▶ _Source data_
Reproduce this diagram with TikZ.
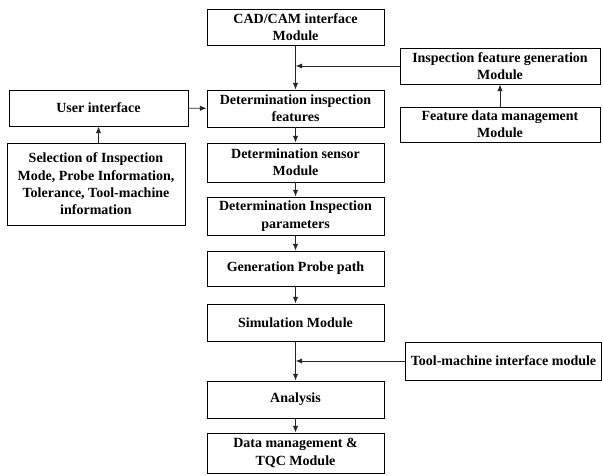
\documentclass[tikz,border=0pt]{standalone}
\usepackage{fontspec}
\setmainfont{Liberation Serif}
\usepackage{tikz}
\usetikzlibrary{arrows.meta, positioning, shadows, calc}

\tikzset{
    box/.style={draw, line width=0.6pt, fill=white, align=center, inner sep=1pt,
        font=\fontsize{10.5}{13}\selectfont\bfseries,
        drop shadow={shadow xshift=0.6pt, shadow yshift=-0.6pt, opacity=0.9, fill=black}},
    colbox/.style={box, minimum width=132.75pt},
    arr/.style={-{Latex[length=5pt, width=4pt]}, line width=0.7pt, black!85}
}

\begin{document}
\begin{tikzpicture}[x=0.75pt, y=-0.75pt]
    \useasboundingbox (0,0) rectangle (603,475);

    % main column
    \node[colbox, minimum height=27pt] (cad) at (295.5, 27) {CAD/CAM interface\\Module};
    \node[colbox, minimum height=27.75pt] (dif) at (295.5, 108.5) {Determination inspection\\features};
    \node[colbox, minimum height=29.25pt] (dsm) at (295.5, 162.5) {Determination sensor\\Module};
    \node[colbox, minimum height=28.5pt] (dip) at (295.5, 216) {Determination Inspection\\parameters};
    \node[colbox, minimum height=26.25pt] (gpp) at (295.5, 268.5) {Generation Probe path};
    \node[colbox, minimum height=27.75pt] (sim) at (295.5, 322.5) {Simulation Module};
    \node[colbox, minimum height=27.75pt] (ana) at (295.5, 399.5) {Analysis};
    \node[colbox, minimum height=30pt] (dm) at (295.5, 453) {Data management \&\\TQC Module};

    % left side
    \node[box, minimum width=134.25pt, minimum height=27pt] (ui) at (98.5, 108) {User interface};
    \node[box, minimum width=133.5pt, minimum height=61.5pt] (sel) at (96, 184)
        {Selection of Inspection\\Mode, Probe Information,\\Tolerance, Tool-machine\\information};

    % right side
    \node[box, minimum width=150pt, minimum height=27pt] (ifg) at (500, 66) {Inspection feature generation\\Module};
    \node[box, minimum width=150pt, minimum height=26.25pt] (fdm) at (500, 124.5) {Feature data management\\Module};
    \node[box, minimum width=147pt, minimum height=28.5pt] (tmi) at (503.5, 361) {Tool-machine interface module};

    \coordinate (j1) at (cad.south |- ifg.west);
    \coordinate (j2) at (sim.south |- tmi.west);

    \draw[arr] (cad) -- (dif);
    \foreach \a/\b in {dif/dsm, dsm/dip, dip/gpp, gpp/sim, sim/ana, ana/dm}
        \draw[arr] (\a) -- (\b);
    \draw[arr] (ifg.west) -- (j1);
    \draw[arr] (fdm) -- (ifg);
    \draw[arr] (ui) -- (dif);
    \draw[arr] (sel.north -| ui.south) -- (ui);
    \draw[arr] (tmi.west) -- (j2);
\end{tikzpicture}
\end{document}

▶ _Direction_
Ignore the images and quote every line of the listing exactly.

▶ _The output_
Reproduce this diagram with TikZ.
\documentclass[tikz,border=0pt]{standalone}
\usepackage{fontspec}
\setmainfont{Liberation Serif}
\usepackage{tikz}
\usetikzlibrary{arrows.meta, positioning, shadows, calc}

\tikzset{
    box/.style={draw, line width=0.6pt, fill=white, align=center, inner sep=1pt,
        font=\fontsize{10.5}{13}\selectfont\bfseries,
        drop shadow={shadow xshift=0.6pt, shadow yshift=-0.6pt, opacity=0.9, fill=black}},
    colbox/.style={box, minimum width=132.75pt},
    arr/.style={-{Latex[length=5pt, width=4pt]}, line width=0.7pt, black!85}
}

\begin{document}
\begin{tikzpicture}[x=0.75pt, y=-0.75pt]
    \useasboundingbox (0,0) rectangle (603,475);

    % main column
    \node[colbox, minimum height=27pt] (cad) at (295.5, 27) {CAD/CAM interface\\Module};
    \node[colbox, minimum height=27.75pt] (dif) at (295.5, 108.5) {Determination inspection\\features};
    \node[colbox, minimum height=29.25pt] (dsm) at (295.5, 162.5) {Determination sensor\\Module};
    \node[colbox, minimum height=28.5pt] (dip) at (295.5, 216) {Determination Inspection\\parameters};
    \node[colbox, minimum height=26.25pt] (gpp) at (295.5, 268.5) {Generation Probe path};
    \node[colbox, minimum height=27.75pt] (sim) at (295.5, 322.5) {Simulation Module};
    \node[colbox, minimum height=27.75pt] (ana) at (295.5, 399.5) {Analysis};
    \node[colbox, minimum height=30pt] (dm) at (295.5, 453) {Data management \&\\TQC Module};

    % left side
    \node[box, minimum width=134.25pt, minimum height=27pt] (ui) at (98.5, 108) {User interface};
    \node[box, minimum width=133.5pt, minimum height=61.5pt] (sel) at (96, 184)
        {Selection of Inspection\\Mode, Probe Information,\\Tolerance, Tool-machine\\information};

    % right side
    \node[box, minimum width=150pt, minimum height=27pt] (ifg) at (500, 66) {Inspection feature generation\\Module};
    \node[box, minimum width=150pt, minimum height=26.25pt] (fdm) at (500, 124.5) {Feature data management\\Module};
    \node[box, minimum width=147pt, minimum height=28.5pt] (tmi) at (503.5, 361) {Tool-machine interface module};

    \coordinate (j1) at (cad.south |- ifg.west);
    \coordinate (j2) at (sim.south |- tmi.west);

    \draw[arr] (cad) -- (dif);
    \foreach \a/\b in {dif/dsm, dsm/dip, dip/gpp, gpp/sim, sim/ana, ana/dm}
        \draw[arr] (\a) -- (\b);
    \draw[arr] (ifg.west) -- (j1);
    \draw[arr] (fdm) -- (ifg);
    \draw[arr] (ui) -- (dif);
    \draw[arr] (sel.north -| ui.south) -- (ui);
    \draw[arr] (tmi.west) -- (j2);
\end{tikzpicture}
\end{document}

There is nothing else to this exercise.